All of the songs are true to the period, except "That's the Way Boys Are", which was released in 1964.

==Reception==

=== Box office ===
The Year My Voice Broke grossed $1,513,000 at the box office in Australia, which is equivalent to $3,041,130 in 2009 dollars. The U.S. box office was $213,901. The movie was entered in the AFI Awards, despite protests that it was a telemovie. It was allowed in because Duigan argued it was shot in 35 mm and designed as a feature film. The movie won five AFI Awards, which led to Hoyts picking it up and releasing it theatrically.

=== Critical reception ===
Hal Hinson of The Washington Post reviewed the film positively, writing, "Set in 1962 in the ravishingly stark Southern Tablelands of New South Wales, The Year My Voice Broke'...sets you up for a dreamy coming-of-age saga, then delivers something tougher, moodier and more challenging." Hinson stated "Duigan's greatest strength is that he never condescends to his characters' emotions. He sees adolescence as a season of poetry in life, a time of excess when feelings run out of control."

Caryn James of The New York Times opined though the film covered territory familiar to coming-of-age stories, "it is so pleasant and unpretentious that we can almost forget the total lack of surprise in this deftly acted Australian film."

In a 2015 review for The Guardian, film critic Luke Buckmaster praised the film for managing to avoid stereotypes "despite being loaded with common archetypes and situations; there’s the bullied kid, the bad kid, the side plot about sexual awakening, the mid-year dance and the dramatic final event that sends shock waves through a conservative community." Buckmaster added, "It certainly didn’t hurt that the three, deeply memorable, central characters are played by a trio of fine actors in the formative stages of their careers."
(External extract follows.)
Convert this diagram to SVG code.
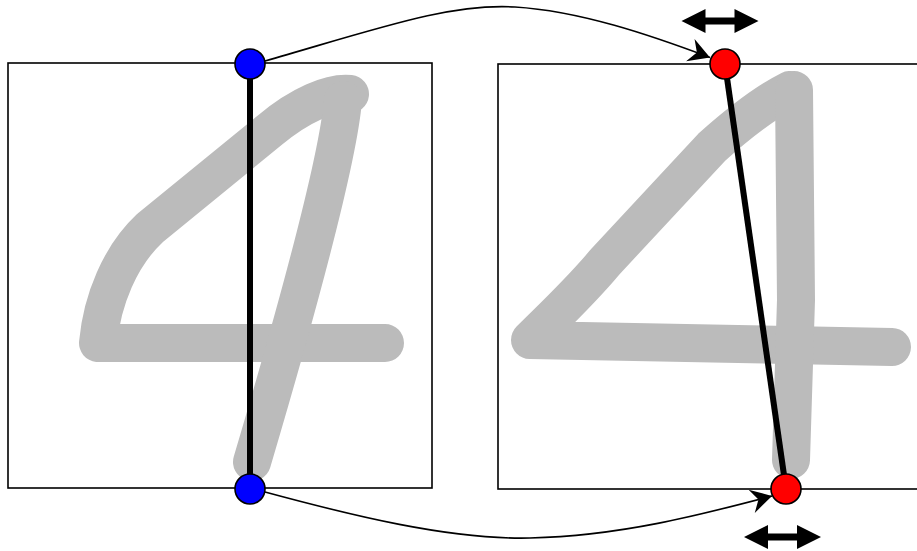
<svg xmlns="http://www.w3.org/2000/svg" width="917" height="551" viewBox="0 0 917 551">
<style>
.box{fill:#fff;stroke:#000;stroke-width:1.6}
.digit{fill:none;stroke:#bbbbbb;stroke-width:38;stroke-linecap:round;stroke-linejoin:round}
.bar{fill:none;stroke:#000;stroke-width:6}
.conn{fill:none;stroke:#000;stroke-width:1.6}
.blue{fill:#0000ff;stroke:#000;stroke-width:1.6}
.red{fill:#ff0000;stroke:#000;stroke-width:1.6}
</style>
<defs>
<marker id="ah" markerUnits="userSpaceOnUse" markerWidth="30" markerHeight="30" viewBox="-24 -15 30 30" refX="0" refY="0" orient="auto">
<path d="M0,0 L-21,-12 L-14,0 L-21,12 Z" fill="#000"/>
</marker>
<path id="dbl" d="M-38.5,0 L-14.5,-12 L-14.5,-3.6 L14.5,-3.6 L14.5,-12 L38.5,0 L14.5,12 L14.5,3.6 L-14.5,3.6 L-14.5,12 Z" fill="#000"/>
</defs>

<g id="left-panel">
<rect class="box" x="8" y="63" width="424" height="425"/>
<path class="digit" d="M350,94 C330,92 300,105 270,130 L150,228 C120,256 102,300 98,343 L385,343"/>
<path class="digit" d="M343,100 C338,160 300,300 252,462"/>
<line class="bar" x1="250" y1="63" x2="250" y2="489"/>
</g>

<g id="right-panel">
<rect class="box" x="498" y="64" width="430" height="425"/>
<path class="digit" d="M790,90 C770,100 740,122 712,147 L605,262 C580,292 552,318 530,340 L892,347"/>
<path class="digit" d="M794,90 L796,300 L791,460"/>
<line class="bar" x1="725" y1="64" x2="786" y2="489"/>
</g>

<g id="connectors">
<path class="conn" d="M265,61 C380,28 450,3 515,7 C580,11 650,35 710,57.5" marker-end="url(#ah)"/>
<path class="conn" d="M265,492 C350,515 450,540 530,538 C620,536 700,515 772,496" marker-end="url(#ah)"/>
</g>

<g id="blue-top"><circle class="blue" cx="250" cy="64" r="15"/></g>
<g id="blue-bottom"><circle class="blue" cx="250" cy="489" r="15"/></g>
<g id="red-top"><circle class="red" cx="725" cy="64" r="15"/></g>
<g id="red-bottom"><circle class="red" cx="786" cy="489" r="15"/></g>

<g id="shift-top"><use href="#dbl" x="720" y="21"/></g>
<g id="shift-bottom"><use href="#dbl" x="782.5" y="537"/></g>
</svg>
In an article discussing the lack of female coming-of-stories in film, Suzie Gibson cited The Year My Voice Broke as a rare movie that gives equal weight to the boy and girl characters, writing "[Freya] is arguably one of Australian cinema’s most finely developed female characters, evoking the subtle shades of a burgeoning womanliness."

== Accolades ==

| Award | Category | Name | Result | Ref. |
| AACTA Awards (1987 AFI Awards) | Best Film | Terry Hayes, Doug Mitchell, George Miller | Won |  |
| Best Direction | John Duigan | Won |
| Best Original Screenplay | John Duigan | Won |
| Best Actor in a Supporting Role | Ben Mendelsohn | Won |
| Members Prize |  | Won |
| Best Actor in a lead role | Noah Taylor | Nominated |
| Best Actress in a lead role | Loene Carmen | Nominated |
| Best Achievement in Editing | Neil Thumpston | Nominated |
| AWGIE Awards | Feature Film | John Duigan | Won |  |
| Film Critics Circle of Australia Awards | Best Actor - Male | Noah Taylor | Won |

==Home media==
In America, the film was first released on VHS in 1988 by International Video Entertainment. A 21st-anniversary special-edition DVD was released in December 2008. Special features include an introduction by George Miller and a 50-minute retrospective, with Duigan interviewing Loene Carmen and Ben Mendelsohn in Australia and Noah Taylor in England.

The film was re-released digitally in 2015 by Lionsgate, the successor of International Video Entertainment.